▶ _DATA SEGMENT_
--- start ---

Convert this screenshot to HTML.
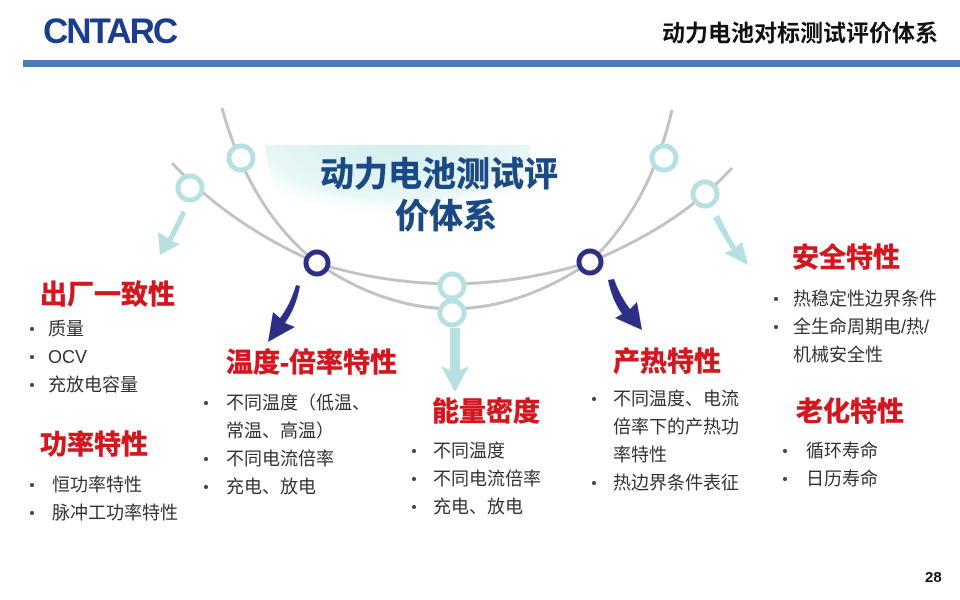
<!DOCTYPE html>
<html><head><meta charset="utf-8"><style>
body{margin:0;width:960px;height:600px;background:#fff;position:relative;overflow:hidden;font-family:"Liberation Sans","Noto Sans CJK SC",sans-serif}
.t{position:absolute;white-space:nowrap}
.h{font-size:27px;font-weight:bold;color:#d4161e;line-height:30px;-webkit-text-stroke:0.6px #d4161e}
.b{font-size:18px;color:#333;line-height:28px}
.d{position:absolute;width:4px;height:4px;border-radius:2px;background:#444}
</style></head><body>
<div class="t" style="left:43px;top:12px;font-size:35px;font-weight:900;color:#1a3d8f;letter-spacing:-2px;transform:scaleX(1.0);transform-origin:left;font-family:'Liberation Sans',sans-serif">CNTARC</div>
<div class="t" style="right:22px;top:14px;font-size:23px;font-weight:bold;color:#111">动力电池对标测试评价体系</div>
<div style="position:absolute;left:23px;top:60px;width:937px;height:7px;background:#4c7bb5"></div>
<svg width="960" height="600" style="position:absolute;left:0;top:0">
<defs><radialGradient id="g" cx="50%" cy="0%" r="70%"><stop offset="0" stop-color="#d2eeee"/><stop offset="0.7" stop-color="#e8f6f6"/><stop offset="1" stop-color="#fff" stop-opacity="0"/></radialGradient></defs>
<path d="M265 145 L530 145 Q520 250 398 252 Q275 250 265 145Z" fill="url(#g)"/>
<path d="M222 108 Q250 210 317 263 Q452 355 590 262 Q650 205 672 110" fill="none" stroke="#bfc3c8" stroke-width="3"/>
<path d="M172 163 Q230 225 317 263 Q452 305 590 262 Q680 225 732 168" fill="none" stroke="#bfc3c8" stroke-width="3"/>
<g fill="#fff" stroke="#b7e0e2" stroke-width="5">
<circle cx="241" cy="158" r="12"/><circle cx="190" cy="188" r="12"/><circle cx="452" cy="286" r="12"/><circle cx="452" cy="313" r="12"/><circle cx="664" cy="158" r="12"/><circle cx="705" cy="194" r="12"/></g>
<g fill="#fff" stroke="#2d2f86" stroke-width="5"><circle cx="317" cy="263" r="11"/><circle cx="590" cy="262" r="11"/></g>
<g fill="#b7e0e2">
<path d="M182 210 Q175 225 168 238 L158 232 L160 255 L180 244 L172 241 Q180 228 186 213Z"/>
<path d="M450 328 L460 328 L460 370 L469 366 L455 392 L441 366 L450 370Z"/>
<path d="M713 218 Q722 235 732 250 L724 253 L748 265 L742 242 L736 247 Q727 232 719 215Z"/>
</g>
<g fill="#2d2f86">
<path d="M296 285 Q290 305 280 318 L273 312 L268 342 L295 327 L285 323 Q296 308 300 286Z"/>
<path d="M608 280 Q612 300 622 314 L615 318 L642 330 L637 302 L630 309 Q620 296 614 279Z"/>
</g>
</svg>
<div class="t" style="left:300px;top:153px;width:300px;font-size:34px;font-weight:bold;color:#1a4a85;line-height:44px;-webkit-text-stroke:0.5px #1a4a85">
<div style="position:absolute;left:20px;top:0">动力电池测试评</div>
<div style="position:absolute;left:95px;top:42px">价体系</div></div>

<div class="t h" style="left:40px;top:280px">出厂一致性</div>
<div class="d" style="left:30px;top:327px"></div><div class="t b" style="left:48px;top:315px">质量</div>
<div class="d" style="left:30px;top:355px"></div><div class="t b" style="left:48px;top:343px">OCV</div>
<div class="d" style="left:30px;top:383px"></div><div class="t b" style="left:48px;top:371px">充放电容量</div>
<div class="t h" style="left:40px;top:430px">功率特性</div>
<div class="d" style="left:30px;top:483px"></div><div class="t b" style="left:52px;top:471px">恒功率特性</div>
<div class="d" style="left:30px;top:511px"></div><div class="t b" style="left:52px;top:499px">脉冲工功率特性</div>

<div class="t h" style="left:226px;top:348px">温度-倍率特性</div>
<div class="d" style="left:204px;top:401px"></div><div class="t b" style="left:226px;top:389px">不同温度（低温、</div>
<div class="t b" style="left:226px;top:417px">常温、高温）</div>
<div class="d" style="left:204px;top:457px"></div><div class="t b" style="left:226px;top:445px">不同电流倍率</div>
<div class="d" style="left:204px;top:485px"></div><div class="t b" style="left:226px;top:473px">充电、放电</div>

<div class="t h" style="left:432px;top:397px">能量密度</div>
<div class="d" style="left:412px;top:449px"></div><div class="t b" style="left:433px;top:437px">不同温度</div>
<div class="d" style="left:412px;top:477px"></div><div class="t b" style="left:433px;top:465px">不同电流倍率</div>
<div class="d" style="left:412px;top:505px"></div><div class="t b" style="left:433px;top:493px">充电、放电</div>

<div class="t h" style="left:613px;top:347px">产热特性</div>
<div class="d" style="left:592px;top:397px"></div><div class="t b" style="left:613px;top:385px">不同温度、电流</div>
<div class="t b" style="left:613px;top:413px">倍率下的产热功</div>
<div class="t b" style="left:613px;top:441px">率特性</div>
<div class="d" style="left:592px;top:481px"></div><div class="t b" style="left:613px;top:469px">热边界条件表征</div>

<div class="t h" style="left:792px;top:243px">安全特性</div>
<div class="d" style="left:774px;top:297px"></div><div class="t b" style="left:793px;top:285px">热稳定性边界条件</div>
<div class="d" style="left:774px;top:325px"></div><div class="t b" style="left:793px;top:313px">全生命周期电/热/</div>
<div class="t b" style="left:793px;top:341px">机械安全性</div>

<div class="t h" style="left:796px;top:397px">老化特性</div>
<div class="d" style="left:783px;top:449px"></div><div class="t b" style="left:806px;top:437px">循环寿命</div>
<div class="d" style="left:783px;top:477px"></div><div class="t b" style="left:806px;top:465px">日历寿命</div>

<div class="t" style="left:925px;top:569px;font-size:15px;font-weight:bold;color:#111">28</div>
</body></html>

--- end ---

▶ _TASK PROMPT_
Keep the pictures out of the copy and write out the data exactly as it stands.

▶ _PROBLEM SOLUTION_
Convert this screenshot to HTML.
<!DOCTYPE html>
<html><head><meta charset="utf-8"><style>
body{margin:0;width:960px;height:600px;background:#fff;position:relative;overflow:hidden;font-family:"Liberation Sans","Noto Sans CJK SC",sans-serif}
.t{position:absolute;white-space:nowrap}
.h{font-size:27px;font-weight:bold;color:#d4161e;line-height:30px;-webkit-text-stroke:0.6px #d4161e}
.b{font-size:18px;color:#333;line-height:28px}
.d{position:absolute;width:4px;height:4px;border-radius:2px;background:#444}
</style></head><body>
<div class="t" style="left:43px;top:12px;font-size:35px;font-weight:900;color:#1a3d8f;letter-spacing:-2px;transform:scaleX(1.0);transform-origin:left;font-family:'Liberation Sans',sans-serif">CNTARC</div>
<div class="t" style="right:22px;top:14px;font-size:23px;font-weight:bold;color:#111">动力电池对标测试评价体系</div>
<div style="position:absolute;left:23px;top:60px;width:937px;height:7px;background:#4c7bb5"></div>
<svg width="960" height="600" style="position:absolute;left:0;top:0">
<defs><radialGradient id="g" cx="50%" cy="0%" r="70%"><stop offset="0" stop-color="#d2eeee"/><stop offset="0.7" stop-color="#e8f6f6"/><stop offset="1" stop-color="#fff" stop-opacity="0"/></radialGradient></defs>
<path d="M265 145 L530 145 Q520 250 398 252 Q275 250 265 145Z" fill="url(#g)"/>
<path d="M222 108 Q250 210 317 263 Q452 355 590 262 Q650 205 672 110" fill="none" stroke="#bfc3c8" stroke-width="3"/>
<path d="M172 163 Q230 225 317 263 Q452 305 590 262 Q680 225 732 168" fill="none" stroke="#bfc3c8" stroke-width="3"/>
<g fill="#fff" stroke="#b7e0e2" stroke-width="5">
<circle cx="241" cy="158" r="12"/><circle cx="190" cy="188" r="12"/><circle cx="452" cy="286" r="12"/><circle cx="452" cy="313" r="12"/><circle cx="664" cy="158" r="12"/><circle cx="705" cy="194" r="12"/></g>
<g fill="#fff" stroke="#2d2f86" stroke-width="5"><circle cx="317" cy="263" r="11"/><circle cx="590" cy="262" r="11"/></g>
<g fill="#b7e0e2">
<path d="M182 210 Q175 225 168 238 L158 232 L160 255 L180 244 L172 241 Q180 228 186 213Z"/>
<path d="M450 328 L460 328 L460 370 L469 366 L455 392 L441 366 L450 370Z"/>
<path d="M713 218 Q722 235 732 250 L724 253 L748 265 L742 242 L736 247 Q727 232 719 215Z"/>
</g>
<g fill="#2d2f86">
<path d="M296 285 Q290 305 280 318 L273 312 L268 342 L295 327 L285 323 Q296 308 300 286Z"/>
<path d="M608 280 Q612 300 622 314 L615 318 L642 330 L637 302 L630 309 Q620 296 614 279Z"/>
</g>
</svg>
<div class="t" style="left:300px;top:153px;width:300px;font-size:34px;font-weight:bold;color:#1a4a85;line-height:44px;-webkit-text-stroke:0.5px #1a4a85">
<div style="position:absolute;left:20px;top:0">动力电池测试评</div>
<div style="position:absolute;left:95px;top:42px">价体系</div></div>

<div class="t h" style="left:40px;top:280px">出厂一致性</div>
<div class="d" style="left:30px;top:327px"></div><div class="t b" style="left:48px;top:315px">质量</div>
<div class="d" style="left:30px;top:355px"></div><div class="t b" style="left:48px;top:343px">OCV</div>
<div class="d" style="left:30px;top:383px"></div><div class="t b" style="left:48px;top:371px">充放电容量</div>
<div class="t h" style="left:40px;top:430px">功率特性</div>
<div class="d" style="left:30px;top:483px"></div><div class="t b" style="left:52px;top:471px">恒功率特性</div>
<div class="d" style="left:30px;top:511px"></div><div class="t b" style="left:52px;top:499px">脉冲工功率特性</div>

<div class="t h" style="left:226px;top:348px">温度-倍率特性</div>
<div class="d" style="left:204px;top:401px"></div><div class="t b" style="left:226px;top:389px">不同温度（低温、</div>
<div class="t b" style="left:226px;top:417px">常温、高温）</div>
<div class="d" style="left:204px;top:457px"></div><div class="t b" style="left:226px;top:445px">不同电流倍率</div>
<div class="d" style="left:204px;top:485px"></div><div class="t b" style="left:226px;top:473px">充电、放电</div>

<div class="t h" style="left:432px;top:397px">能量密度</div>
<div class="d" style="left:412px;top:449px"></div><div class="t b" style="left:433px;top:437px">不同温度</div>
<div class="d" style="left:412px;top:477px"></div><div class="t b" style="left:433px;top:465px">不同电流倍率</div>
<div class="d" style="left:412px;top:505px"></div><div class="t b" style="left:433px;top:493px">充电、放电</div>

<div class="t h" style="left:613px;top:347px">产热特性</div>
<div class="d" style="left:592px;top:397px"></div><div class="t b" style="left:613px;top:385px">不同温度、电流</div>
<div class="t b" style="left:613px;top:413px">倍率下的产热功</div>
<div class="t b" style="left:613px;top:441px">率特性</div>
<div class="d" style="left:592px;top:481px"></div><div class="t b" style="left:613px;top:469px">热边界条件表征</div>

<div class="t h" style="left:792px;top:243px">安全特性</div>
<div class="d" style="left:774px;top:297px"></div><div class="t b" style="left:793px;top:285px">热稳定性边界条件</div>
<div class="d" style="left:774px;top:325px"></div><div class="t b" style="left:793px;top:313px">全生命周期电/热/</div>
<div class="t b" style="left:793px;top:341px">机械安全性</div>

<div class="t h" style="left:796px;top:397px">老化特性</div>
<div class="d" style="left:783px;top:449px"></div><div class="t b" style="left:806px;top:437px">循环寿命</div>
<div class="d" style="left:783px;top:477px"></div><div class="t b" style="left:806px;top:465px">日历寿命</div>

<div class="t" style="left:925px;top:569px;font-size:15px;font-weight:bold;color:#111">28</div>
</body></html>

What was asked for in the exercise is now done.